Tunisia’s prime minister said he would telephone British counterpart David Cameron today to respond to his government’s advice that the North African nation was unsafe for holidays, threatening unspecified repercussions.

Guidance issued yesterday by the Foreign Office forced British tour operators to halt all holidays to Tunisia in a massive blow to a key sector of its economy. Prime Minister Habib Essid told a late-night session of parliament that the guidance would “have repercussions” for Britain although he did say what they might be.

“We will ring the British prime minister to tell him we have done everything we can to protect all British interests and those of others countries — that’s our duty,” Essid said.

“Britain is free to take whatever decision it likes — it’s a sovereign country — but we too are a sovereign country and we have a position to take.”

Tunisia’s foreign minister said today his government would focus on trying to convince London to reverse its position.

Tunisia has brought in a raft of new security measures, including arming tourist police, since a jihadist gunman killed 38 foreign holidaymakers, 30 of them Britons, at the beach resort of Port El Kantaoui on June 26.

But the Foreign Office said it did not believe they provided “adequate protection” and advised against all but essential travel.

Within minutes of the Foreign Office advice, tour operators Thomson and First Choice said they had cancelled all flights to Tunisia for the rest of the season, until October 31.

Britain’s largest travel association, ABTA, said the 3,000 or so British tourists currently in Tunisia would be flown home as soon as possible.

Tunisia’s ambassador to London, Nabil Ammar, accused Britain of giving in to the jihadists and playing into their hands.

“By damaging the tourism, by having foreigners leaving the country, they damage the whole sector and put so many people out of work and on the streets,” he told the BBC. Speaking this morning, Foreign Minister Taieb Baccouche took a conciliatory line, saying that Tunis did not blame London for its decision but would seek a reversal.

“We are going to contact them to explain that we understand that (the Foreign Office warning) was the result of a responsible reaction... but, little by little, we will try to convince them, perhaps, to go back on it.

“We do not blame them under the circumstances, but we will not leave it at that.
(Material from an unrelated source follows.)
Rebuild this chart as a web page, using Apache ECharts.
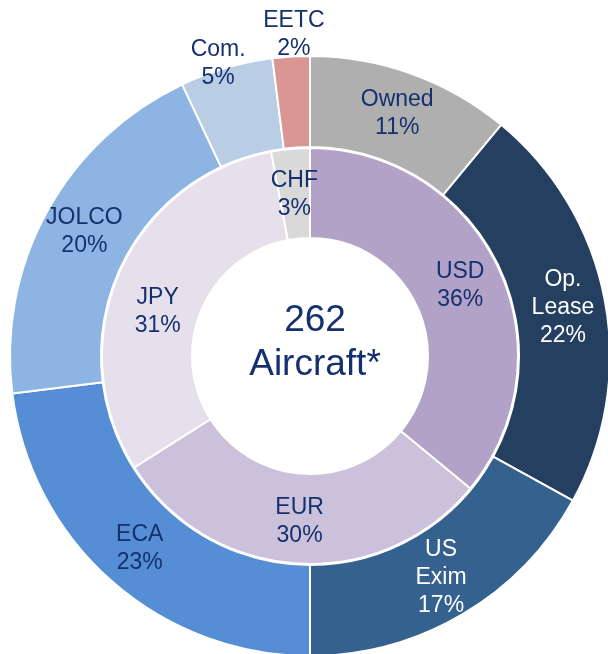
<!DOCTYPE html>
<html>
<head>
<meta charset="utf-8">
<script src="https://cdn.jsdelivr.net/npm/echarts@6/dist/echarts.min.js"></script>
<style>
  html, body { margin: 0; padding: 0; background: #fff; }
  #main { width: 608px; height: 654px; }
</style>
</head>
<body>
<div id="main"></div>
<script>
// financing mix (outer ring), clockwise from top
var outerNames = ['Owned', 'Op.\nLease', 'US\nExim', 'ECA', 'JOLCO', 'Com.', 'EETC'];
var outerValues = [11, 22, 17, 23, 20, 5, 2];
var outerColors = ['#AFAFAF', '#243F60', '#35618F', '#558ED5', '#8EB4E3', '#B9CDE5', '#D99694'];
var outerTextColors = ['#14306E', '#fff', '#fff', '#14306E', '#14306E', '#14306E', '#14306E'];

// currency mix (inner ring)
var innerNames = ['USD', 'EUR', 'JPY', 'CHF'];
var innerValues = [36, 30, 31, 3];
var innerColors = ['#B3A2C7', '#CCC1DA', '#E6E0EC', '#D9D9D9'];

var centerText = '262\nAircraft*';
var fontFam = 'Arial, "Liberation Sans", sans-serif';

var chart = echarts.init(document.getElementById('main'));

function buildOuter() {
  var arr = [];
  for (var i = 0; i < outerNames.length; i++) {
    var item = {
      name: outerNames[i],
      value: outerValues[i],
      itemStyle: { color: outerColors[i] },
      label: { color: outerTextColors[i] }
    };
    // small slices get their label above the ring
    if (outerValues[i] <= 5) {
      item.label.position = 'outside';
      item.labelLine = { show: false };
    }
    arr.push(item);
  }
  return arr;
}

function buildInner() {
  var arr = [];
  for (var i = 0; i < innerNames.length; i++) {
    arr.push({ name: innerNames[i], value: innerValues[i], itemStyle: { color: innerColors[i] } });
  }
  return arr;
}

var option = {
  animation: false,
  title: {
    text: centerText,
    left: 310,
    top: 294,
    textAlign: 'center',
    textStyle: { fontFamily: fontFam, fontSize: 37, fontWeight: 'normal', color: '#14306E', lineHeight: 44 }
  },
  series: [
    {
      type: 'pie',
      center: [310, 356],
      radius: [209, 300],
      startAngle: 90,
      clockwise: true,
      avoidLabelOverlap: false,
      itemStyle: { borderColor: '#fff', borderWidth: 2 },
      label: {
        position: 'inside',
        formatter: '{b}\n{c}%',
        fontFamily: fontFam,
        fontSize: 23,
        lineHeight: 28
      },
      labelLine: { show: false, length: 4, length2: 0 },
      labelLayout: function (p) {
        if (p.dataIndex === 5) return { align: 'center', verticalAlign: 'middle', dx: -2 };
        if (p.dataIndex === 6) return { align: 'center', verticalAlign: 'bottom', dx: 8, dy: 10 };
      },
      emphasis: { disabled: true },
      data: buildOuter()
    },
    {
      type: 'pie',
      center: [310, 356],
      radius: [118, 208],
      startAngle: 90,
      clockwise: true,
      itemStyle: { borderColor: '#fff', borderWidth: 2 },
      label: {
        position: 'inside',
        formatter: '{b}\n{c}%',
        color: '#14306E',
        fontFamily: fontFam,
        fontSize: 23,
        lineHeight: 28
      },
      labelLayout: function (p) {
        if (p.dataIndex === 2) return { dy: 22 };
        if (p.dataIndex === 3) return { dy: 4 };
      },
      emphasis: { disabled: true },
      data: buildInner()
    }
  ]
};

chart.setOption(option);
</script>
</body>
</html>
We will remain in contact with them and with our partners in the European Union so that measures such as these are not adopted.”

Last month’s attack followed on one in March, when two jihadists gunned down 21 tourists at the Bardo National Museum in Tunis.

The two attacks, claimed by the Islamic State group, have dealt a heavy blow to the tourism industry, which contributes between seven and eight per cent of Tunisia’s GDP.

The sector accounts for 400,000 jobs, directly and indirectly, and is a key source of foreign revenue for a country where the local currency, the dinar, is non-convertible.

The economic impact of the beach bloodbath, on top of the upheaval following the overthrow four years ago of dictator Zine El Abidine Ben Ali, is likely to exceed half a billion dollars in 2015, according to Tourism Minister Selma Elloumi Rekik.